Continued From Page 5...
In 1972, judges in Phoenix began their own "get tough" program, handing out one-day jail sentences to first offenders. The success of the program was applauded in an article that appeared in Reader's Digest. Unfortunately, however, the results were again not those claimed. A report by the National Highway Traffic Safety Administration reluctantly concluded that "overall, court backlogs increased, court expenses rose dramatically, and the intended effect of a severe penalty was nullified." Most important, the new policy resulted in no reduction in DUI accidents or deaths.Alcohol Countermeasures Status, NHTSA (1981).
Advocates of tougher DUI legislation and sentencing are fond of pointing to the Scandinavian countries as examples of harsh treatment resulting in reduced alcohol-related traffic fatalities. The truth is, however, that there has been no greater correlation in those countries than in the United States.
In 1975, Professor H. Laurence Ross of the University of Denver engaged in an extensive study of DUI legislation and sentencing requirements in Norway and Sweden, comparing them with accident statistics in those countries. In an article entitled The Scandinavian Myth: The Effectiveness of Drinking and Driving Legislation in Sweden and Norway, IV(2) Journal of Legal Studies 285 (June 1975), Professor Ross concluded that "the impression that there is strong and convincing evidence to believe that the Scandinavian laws have deterred drinking and driving is false." In Sweden, for example, strict DUI per se laws were passed that reduced blood-alcohol levels and mandated a one-month prison term for first-offense drunk drivers, plus loss of license for a year. After studying traffic fatality statistics in Sweden before and after these legislative and judicial approaches were instituted, Professor Ross concluded that "neither the 1941 introduction of per se legislation nor the 1957 reduction in the legal (blood alcohol) limit is associated with any marked change in fatalities."
Yet the nationwide crackdown on DUI continues. Unfortunately, the wrongly accused are also caught up in this legal dragnet.
The result of this "get tough" policy has been twofold: First, the stakes for a person charged with DUI of alcohol or drugs are now higher than ever. And, second, the procedural safeguards have been streamlined at the expense of the defendant.

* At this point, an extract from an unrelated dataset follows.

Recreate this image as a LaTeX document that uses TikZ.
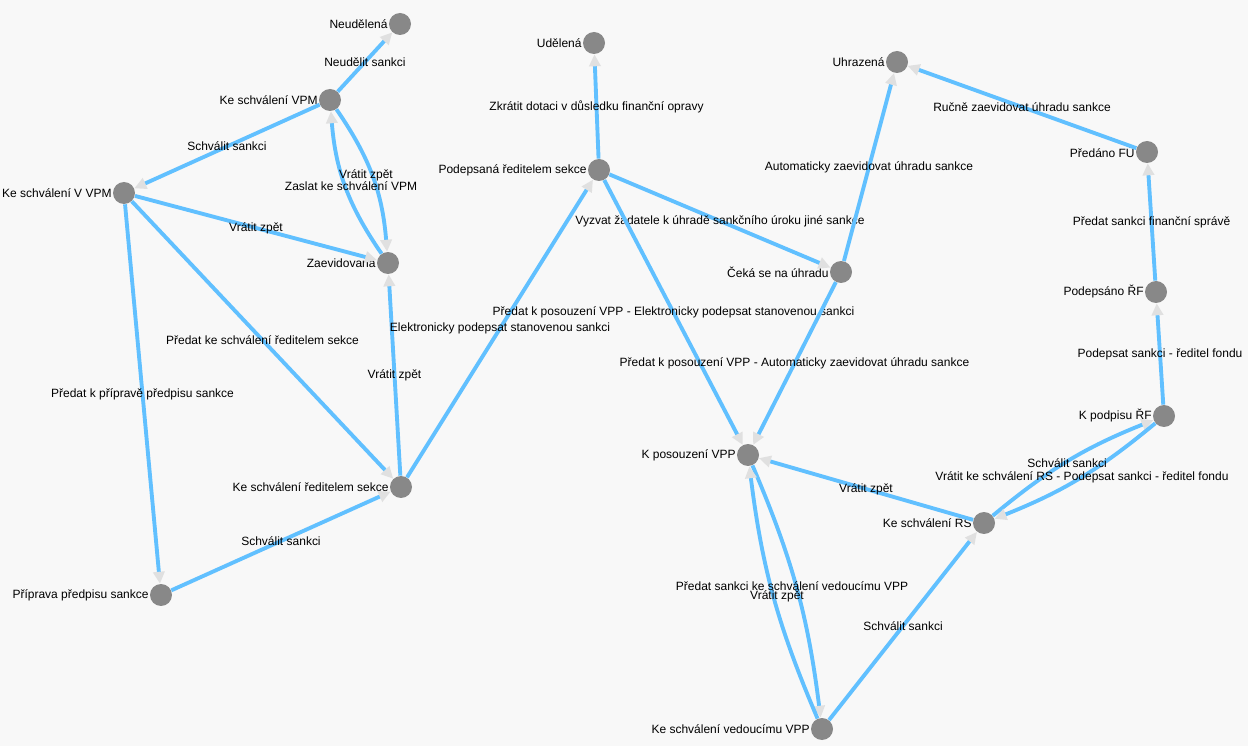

So the deck in a DUI case is stacked. The California DUI attorney taking on such a case should be fully aware of this simple fact. But he should also be aware of the deceptive complexity of DUI litigation - for in that very complexity lies salvation for the DUI defense attorney. Evidence produced during a DUI trial is incredibly involved beneath the misleading surface. The average prosecutor, not understanding half of what is being said, puts his witnesses on the stand and simply turns them loose. Very few lawyers - prosecution or defense - are even superficially acquainted with the intricacies of DUI evidence and tactics.